The proverbial elephant in the room, however, is that in the Middle East, there currently exists no universally accepted production standard to which architects and manufacturers must comply when creating their buildings or making their products.
The problem arises when, for example, an architect schooled and trained in the EN standard, employs products from a manufacturer that adheres only to the NT standard. The end result is incongruence in the products used for the project and, ultimately, poor workmanship and high replacement fees. Because their function ranges from directing people in emergencies, to keeping unwanted guests out, to reducing energy consumption, doors are particularly vulnerable to this lack of classification.

"It's unfair to those companies that put so much time, effort and money into R&D and attaining accepted certifications. They find that they're competing in tenders with companies that haven't done any of that," says Adnan Fatayerji, managing director of Sunflex.

"[In this region] we have standards from all over the world. If you visit the civil defence departments for most of the Gulf States, you'll get a varying set of standards from Singapore to Australia to America to South America to Europe," says Shaw, Dorma. "Take ISO 9000 closing standard, for example; in most parts of the developed world, you wouldn't be able to visit the site or even bid on the project without [adherence to] ISO 9000."

This is how countries move quickly from developing countries to developed ones... The governments in the region could make it easier for the industry by creating a particular standards office so you wouldn’t have to go to 12 different ministries to determine which product to use.

It would seem that, with respect to the civil service industry, a precedent is being set. A precedent that is still one of gaining international certification rather than seeking something regional.

"We're finding that civil defence departments are serious about fire compliance for doors and hardware so we are making sure all relevant products are tested and certified by approved accreditation companies from the UK," says Taylor.

ISO (International Organisation for Standardisation) standards help develop, manufacture and supply products to various industries in a safe, efficient and environmentally-friendly way.

For the Middle East, a region where all of the world's predominant theories on architecture and construction converge, to not have an accepted set of standards for products being used, is a recipe for inefficiency and, eventually, disaster.

"If we cannot put a finger on a manufacturer's performance data, what's the point?" asks Taylor. "The only option is to create a physical mock-up so clients can get an idea of the size, shape and feel of the product before purchasing."

As the Middle Eastern market matures, there will be increasing pressure on the industry to make a final decision on the issue of certifications. That decision will not be without its pitfalls, but it seems that among the considerations will be whether or not to develop a regionally specific certification.

"For this market to develop one of its own standards would be almost impossible and totally unnecessary," says Shaw. "It would be a good idea to adopt perhaps the European or American standards, but not accept every standard out there."

A major hurdle

"The products that some companies install last just six months or a year. Faulty products aren't the client's fault because they generally don't understand the technology. Architects need to inform developers about the reality of the situation during the planning phase," says Fatayerji, Sunflex.

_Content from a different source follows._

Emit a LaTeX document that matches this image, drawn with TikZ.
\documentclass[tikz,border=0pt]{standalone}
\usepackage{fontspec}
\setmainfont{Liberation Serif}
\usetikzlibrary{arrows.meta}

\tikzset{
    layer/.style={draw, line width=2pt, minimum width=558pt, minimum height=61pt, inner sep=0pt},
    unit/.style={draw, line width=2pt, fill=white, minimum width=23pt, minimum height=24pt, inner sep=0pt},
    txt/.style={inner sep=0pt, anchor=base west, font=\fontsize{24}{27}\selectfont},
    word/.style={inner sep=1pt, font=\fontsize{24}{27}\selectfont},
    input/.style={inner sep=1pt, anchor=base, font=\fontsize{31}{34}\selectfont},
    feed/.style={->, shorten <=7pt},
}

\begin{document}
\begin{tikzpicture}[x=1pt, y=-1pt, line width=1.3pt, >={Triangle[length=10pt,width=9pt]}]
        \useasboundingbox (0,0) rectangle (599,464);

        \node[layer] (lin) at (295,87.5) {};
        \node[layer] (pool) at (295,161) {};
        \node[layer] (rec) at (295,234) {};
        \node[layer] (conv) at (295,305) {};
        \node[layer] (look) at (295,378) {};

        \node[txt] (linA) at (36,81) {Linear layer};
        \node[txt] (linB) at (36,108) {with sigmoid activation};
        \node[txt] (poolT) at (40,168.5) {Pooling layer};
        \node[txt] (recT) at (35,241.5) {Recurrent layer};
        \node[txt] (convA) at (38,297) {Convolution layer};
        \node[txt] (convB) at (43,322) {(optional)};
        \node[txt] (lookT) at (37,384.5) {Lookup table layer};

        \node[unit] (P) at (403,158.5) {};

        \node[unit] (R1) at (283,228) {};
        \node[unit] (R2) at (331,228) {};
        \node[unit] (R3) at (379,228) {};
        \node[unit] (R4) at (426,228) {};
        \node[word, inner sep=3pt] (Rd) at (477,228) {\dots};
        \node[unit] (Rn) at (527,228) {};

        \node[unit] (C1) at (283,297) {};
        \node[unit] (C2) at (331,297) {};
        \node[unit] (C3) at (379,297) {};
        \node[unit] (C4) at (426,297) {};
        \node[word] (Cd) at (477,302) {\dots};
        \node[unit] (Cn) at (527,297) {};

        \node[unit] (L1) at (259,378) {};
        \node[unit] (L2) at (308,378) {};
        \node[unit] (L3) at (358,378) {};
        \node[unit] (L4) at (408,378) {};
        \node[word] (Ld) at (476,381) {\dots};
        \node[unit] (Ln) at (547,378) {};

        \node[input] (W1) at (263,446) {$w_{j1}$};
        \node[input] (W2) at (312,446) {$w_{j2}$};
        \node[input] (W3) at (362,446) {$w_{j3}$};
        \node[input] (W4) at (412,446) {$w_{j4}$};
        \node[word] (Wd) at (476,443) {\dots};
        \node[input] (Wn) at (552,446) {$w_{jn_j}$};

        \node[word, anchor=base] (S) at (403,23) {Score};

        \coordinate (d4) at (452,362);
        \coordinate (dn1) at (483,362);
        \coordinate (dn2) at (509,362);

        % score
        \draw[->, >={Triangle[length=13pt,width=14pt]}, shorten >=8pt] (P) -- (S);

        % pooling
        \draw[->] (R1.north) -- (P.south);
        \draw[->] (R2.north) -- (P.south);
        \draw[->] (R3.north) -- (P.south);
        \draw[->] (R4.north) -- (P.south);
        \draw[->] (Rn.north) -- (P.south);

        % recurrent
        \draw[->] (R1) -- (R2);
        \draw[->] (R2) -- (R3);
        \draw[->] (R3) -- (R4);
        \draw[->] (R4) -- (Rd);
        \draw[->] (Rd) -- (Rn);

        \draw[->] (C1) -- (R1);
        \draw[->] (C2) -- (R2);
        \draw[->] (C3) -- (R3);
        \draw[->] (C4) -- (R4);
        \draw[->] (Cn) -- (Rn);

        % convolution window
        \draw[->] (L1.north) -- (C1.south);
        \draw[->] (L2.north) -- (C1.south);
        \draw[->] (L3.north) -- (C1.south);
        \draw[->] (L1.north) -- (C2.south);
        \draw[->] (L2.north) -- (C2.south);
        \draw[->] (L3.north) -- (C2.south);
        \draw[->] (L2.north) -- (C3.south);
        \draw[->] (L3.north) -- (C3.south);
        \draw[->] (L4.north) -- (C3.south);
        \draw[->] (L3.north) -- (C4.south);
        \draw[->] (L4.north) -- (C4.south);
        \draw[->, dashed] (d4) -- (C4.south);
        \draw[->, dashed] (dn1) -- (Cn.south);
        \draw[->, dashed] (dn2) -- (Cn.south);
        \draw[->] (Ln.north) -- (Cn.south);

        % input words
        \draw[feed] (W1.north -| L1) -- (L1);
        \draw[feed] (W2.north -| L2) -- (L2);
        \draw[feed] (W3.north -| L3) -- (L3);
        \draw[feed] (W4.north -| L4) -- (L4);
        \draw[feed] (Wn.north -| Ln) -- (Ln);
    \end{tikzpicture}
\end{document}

The problem, however, requires not just a meeting of minds between manufacturers, developers and architects within the industry. There needs to be a universally accepted process by which certification can be gained, which starts with supporting legislation. "The problem with lobbying for a particular standard is accessibility. If I want to lobby for a particular standard, where would I go?" asks Shaw.

Just as legislative bodies have recently decreed that all future buildings in the UAE will be ‘greener' in accordance with an accepted standard of eco-friendly buildings, perhaps that type of mandate is necessary for door technology as well.